Под «соблазнительным видом», конечно, имелась в виду картина Врубеля «Принцесса Греза». Впоследствии М. А. Булгаков скажет про нее: «Под этим небом „Принцесса Греза“ – размытая и тусклая».
Он был киевским уроженцем, и при всей своей любви к Москве терпеть не мог здешнего климата.
* * *
Мамонтов являлся главным компаньоном этого предприятия и замышлял некий невиданный в Москве культурный центр с театром, рестораном, картинными галереями и даже катком. Гостиница все же была впоследствии отстроена, но при других владельцах и во вполне традиционном духе.
Предчувствуя падение своего покровителя, из мамонтовской «Частной оперы» перешел в Большой театр Федор Иванович Шаляпин. Полностью были разорваны и отношения Саввы Ивановича с супругой, дамой набожной, тяготеющей к тому самому славянофильскому толку и чуждой всех новаций своего мужа. Предали Мамонтова и товарищи по железнодорожному мероприятию – они тотчас поддержали обвинение.
Разумеется, были у Мамонтова и защитники. В частности, Влас Дорошевич. А Валентин Серов, в то время писавший портрет Николая II, умолял его выпустить Мамонтова из тюрьмы.
Сам же Савва Иванович сидел в своей камере и лепил из глины статуи. Моделями служили надзиратели. Мамонтов был уверен в том, что все случившееся – просто недоразумение, которое вот-вот должно разъясниться, и он вернется к своим делам. Однако суд признал его виновным, и в 1902 году имущество Саввы Ивановича было распродано с аукциона.
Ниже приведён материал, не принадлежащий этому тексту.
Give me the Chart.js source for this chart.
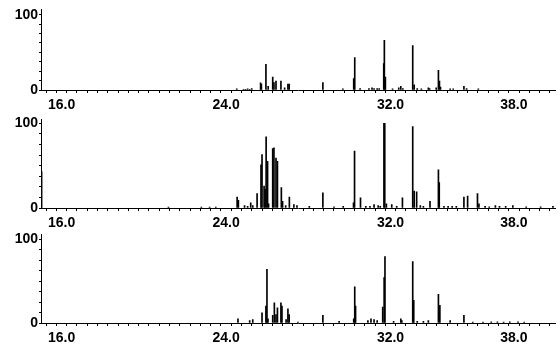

Вернуться к делам не удалось. Умер Савва Иванович вскоре после революции, в 1918 году, до этого проживал в Бутырках, в домике, принадлежавшем его дочери. Такая история.
* * *
С «Метрополем», в результате, все вышло очень хорошо. Путеводитель по дореволюционной Москве сообщал: «Здание „Метрополь“ отличается необыкновенной причудливостью. Это наиболее выдающаяся в Москве постройка в стиле модерн». Однако оговаривался: «Весь этот замысел с его сложностью, пестротой и обнаженными фигурами вызвал ожесточенные нападки консервативной печати».
В результате, протоиерей Бухвостов и другие консерваторы остались в меньшинстве, а здание гостиницы, отстроенное в скором времени заново, пришлось весьма по вкусу москвичам. В первую очередь, конечно, москвичам со средствами, а также многочисленным ценителям новых искусств. Тем более, на третьем этаже гостиницы обустроились редакция журнала символистов «Весы» и тоже символистское издательство – брюсовский «Скорпион». Славословил Сергей Соловьев:
Вот Мельпомены храм, где царствует фон-Боль,
А там – исчадие последних модных вкусов —
Как новый Вавилон, воздвигся Метрополь,
Исконный твой очаг, великолепный Брюсов!
Учитель и поэт! я верю в ваш союз,
Тебя поет мой стих и славит благодарно:
Ты покорил себе иноплеменных муз,
И медь Пентадия, и вольный стих Верхарна.
А Бронислава Погорелова самозабвенно восхищалась местоположением издательства: «Москвичам хорошо был известен выстроенный в конце XIX века дом «Метрополь» на Театральной площади. Импозантный пятиэтажный модерн с вычурными декадентскими фресками, украшавшими верх фасада. Всю переднюю часть здания, выходившую на площадь, занимали первоклассная гостиница, роскошный ресторан с обширной залой и кабинетами и – что по тому времени являлось небывалой новинкой – нарядный бар, в котором днем и ночью развлекались московские кутилы. А задняя часть здания, выходившая на древнюю Китайгородскую стену, была занята дорогими квартирами, снабженными всем мыслимым в ту пору комфортом. В одну из таких небольших квартир вселилось только что возникшее издательство «Скорпион».
О нем можно сказать, что оно «вывело в люди» символистов, более известных вначале под кличкой «декадентов», о которых широкая публика в доскорпионовскую пору черпала все сведения из грубоиздевательских статей малокомпетентных газетчиков. Над символистами посмеивались, их никто не печатал. А если немногим из них и удавалось самостоятельно выпускать свои произведения, то они появлялись в виде неказистых книжонок, изданных буднично и небрежно. Но счастье неожиданно улыбнулось смелым новаторам, когда они в лице Сергея Александровича Полякова встретили щедрого мецената и деятельного издателя».
Поляковских капиталов хватало не только на скромные издательские нужды. А потому соседство с «баром» пришлось очень кстати – там сотрудники частенько завершали свой трудовой день.